Exercise:
Copy out exactly the lines from the first line of the material below through the line containing "const ih = height", and nothing beyond them.

Material provided:
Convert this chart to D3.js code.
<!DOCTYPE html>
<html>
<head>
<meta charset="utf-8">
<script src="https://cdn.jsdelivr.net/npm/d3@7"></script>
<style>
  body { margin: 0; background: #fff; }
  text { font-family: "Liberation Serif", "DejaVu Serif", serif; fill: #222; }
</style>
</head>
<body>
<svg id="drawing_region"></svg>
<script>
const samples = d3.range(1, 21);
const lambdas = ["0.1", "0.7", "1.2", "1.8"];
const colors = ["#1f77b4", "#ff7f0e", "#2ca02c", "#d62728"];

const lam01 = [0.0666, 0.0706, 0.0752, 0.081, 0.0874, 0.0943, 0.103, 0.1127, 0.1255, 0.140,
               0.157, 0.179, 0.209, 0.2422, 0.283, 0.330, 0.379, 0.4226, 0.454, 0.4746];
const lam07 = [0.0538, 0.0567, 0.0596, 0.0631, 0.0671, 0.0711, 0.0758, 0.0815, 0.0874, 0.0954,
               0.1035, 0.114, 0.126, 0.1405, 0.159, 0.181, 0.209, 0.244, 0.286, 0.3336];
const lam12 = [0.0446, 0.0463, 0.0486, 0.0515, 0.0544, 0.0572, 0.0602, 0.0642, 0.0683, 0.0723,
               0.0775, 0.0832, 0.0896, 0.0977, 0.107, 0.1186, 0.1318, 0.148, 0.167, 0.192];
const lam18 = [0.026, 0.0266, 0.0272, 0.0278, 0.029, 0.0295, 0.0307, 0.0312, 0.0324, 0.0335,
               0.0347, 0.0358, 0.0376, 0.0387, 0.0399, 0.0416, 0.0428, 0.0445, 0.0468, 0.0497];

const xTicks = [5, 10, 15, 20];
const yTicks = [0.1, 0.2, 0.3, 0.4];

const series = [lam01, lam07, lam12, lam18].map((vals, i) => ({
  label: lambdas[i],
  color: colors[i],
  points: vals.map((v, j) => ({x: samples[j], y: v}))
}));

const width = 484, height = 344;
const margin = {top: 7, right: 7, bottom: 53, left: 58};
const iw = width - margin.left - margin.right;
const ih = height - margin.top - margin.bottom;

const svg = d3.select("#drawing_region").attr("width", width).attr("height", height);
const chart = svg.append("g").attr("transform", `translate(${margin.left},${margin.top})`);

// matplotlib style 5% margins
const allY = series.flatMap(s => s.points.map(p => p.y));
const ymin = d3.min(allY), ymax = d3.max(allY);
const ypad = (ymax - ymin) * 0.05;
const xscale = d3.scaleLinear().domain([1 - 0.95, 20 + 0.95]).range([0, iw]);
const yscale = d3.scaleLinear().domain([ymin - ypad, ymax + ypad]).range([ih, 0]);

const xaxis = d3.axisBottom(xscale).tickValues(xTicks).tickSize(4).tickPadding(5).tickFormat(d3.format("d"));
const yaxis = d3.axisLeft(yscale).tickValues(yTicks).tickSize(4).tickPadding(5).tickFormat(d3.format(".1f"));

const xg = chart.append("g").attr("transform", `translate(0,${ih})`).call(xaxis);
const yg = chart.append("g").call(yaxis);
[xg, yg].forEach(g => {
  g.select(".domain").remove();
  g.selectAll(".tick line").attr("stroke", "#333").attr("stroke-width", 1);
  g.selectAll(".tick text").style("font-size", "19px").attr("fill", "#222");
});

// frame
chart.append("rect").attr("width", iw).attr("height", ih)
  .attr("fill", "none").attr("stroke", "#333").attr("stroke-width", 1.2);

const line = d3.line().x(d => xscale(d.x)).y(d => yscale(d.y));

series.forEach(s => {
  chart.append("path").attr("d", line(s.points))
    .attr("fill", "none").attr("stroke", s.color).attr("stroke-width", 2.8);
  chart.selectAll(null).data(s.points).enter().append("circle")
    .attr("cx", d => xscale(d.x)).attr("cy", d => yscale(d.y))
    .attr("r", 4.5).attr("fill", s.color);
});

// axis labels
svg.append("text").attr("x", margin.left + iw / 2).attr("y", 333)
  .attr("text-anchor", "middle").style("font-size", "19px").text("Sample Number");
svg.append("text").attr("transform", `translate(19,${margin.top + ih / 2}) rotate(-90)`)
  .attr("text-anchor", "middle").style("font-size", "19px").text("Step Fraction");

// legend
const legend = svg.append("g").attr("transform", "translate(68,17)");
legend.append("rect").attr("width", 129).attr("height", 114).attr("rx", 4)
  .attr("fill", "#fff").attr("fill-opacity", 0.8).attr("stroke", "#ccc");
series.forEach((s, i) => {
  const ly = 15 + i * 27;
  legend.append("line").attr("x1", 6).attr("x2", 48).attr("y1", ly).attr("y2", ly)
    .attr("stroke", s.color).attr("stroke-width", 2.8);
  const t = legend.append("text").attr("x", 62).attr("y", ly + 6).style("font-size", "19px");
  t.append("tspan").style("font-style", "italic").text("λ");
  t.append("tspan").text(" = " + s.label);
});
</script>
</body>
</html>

Written answer:
Convert this chart to D3.js code.
<!DOCTYPE html>
<html>
<head>
<meta charset="utf-8">
<script src="https://cdn.jsdelivr.net/npm/d3@7"></script>
<style>
  body { margin: 0; background: #fff; }
  text { font-family: "Liberation Serif", "DejaVu Serif", serif; fill: #222; }
</style>
</head>
<body>
<svg id="drawing_region"></svg>
<script>
const samples = d3.range(1, 21);
const lambdas = ["0.1", "0.7", "1.2", "1.8"];
const colors = ["#1f77b4", "#ff7f0e", "#2ca02c", "#d62728"];

const lam01 = [0.0666, 0.0706, 0.0752, 0.081, 0.0874, 0.0943, 0.103, 0.1127, 0.1255, 0.140,
               0.157, 0.179, 0.209, 0.2422, 0.283, 0.330, 0.379, 0.4226, 0.454, 0.4746];
const lam07 = [0.0538, 0.0567, 0.0596, 0.0631, 0.0671, 0.0711, 0.0758, 0.0815, 0.0874, 0.0954,
               0.1035, 0.114, 0.126, 0.1405, 0.159, 0.181, 0.209, 0.244, 0.286, 0.3336];
const lam12 = [0.0446, 0.0463, 0.0486, 0.0515, 0.0544, 0.0572, 0.0602, 0.0642, 0.0683, 0.0723,
               0.0775, 0.0832, 0.0896, 0.0977, 0.107, 0.1186, 0.1318, 0.148, 0.167, 0.192];
const lam18 = [0.026, 0.0266, 0.0272, 0.0278, 0.029, 0.0295, 0.0307, 0.0312, 0.0324, 0.0335,
               0.0347, 0.0358, 0.0376, 0.0387, 0.0399, 0.0416, 0.0428, 0.0445, 0.0468, 0.0497];

const xTicks = [5, 10, 15, 20];
const yTicks = [0.1, 0.2, 0.3, 0.4];

const series = [lam01, lam07, lam12, lam18].map((vals, i) => ({
  label: lambdas[i],
  color: colors[i],
  points: vals.map((v, j) => ({x: samples[j], y: v}))
}));

const width = 484, height = 344;
const margin = {top: 7, right: 7, bottom: 53, left: 58};
const iw = width - margin.left - margin.right;
const ih = height - margin.top - margin.bottom;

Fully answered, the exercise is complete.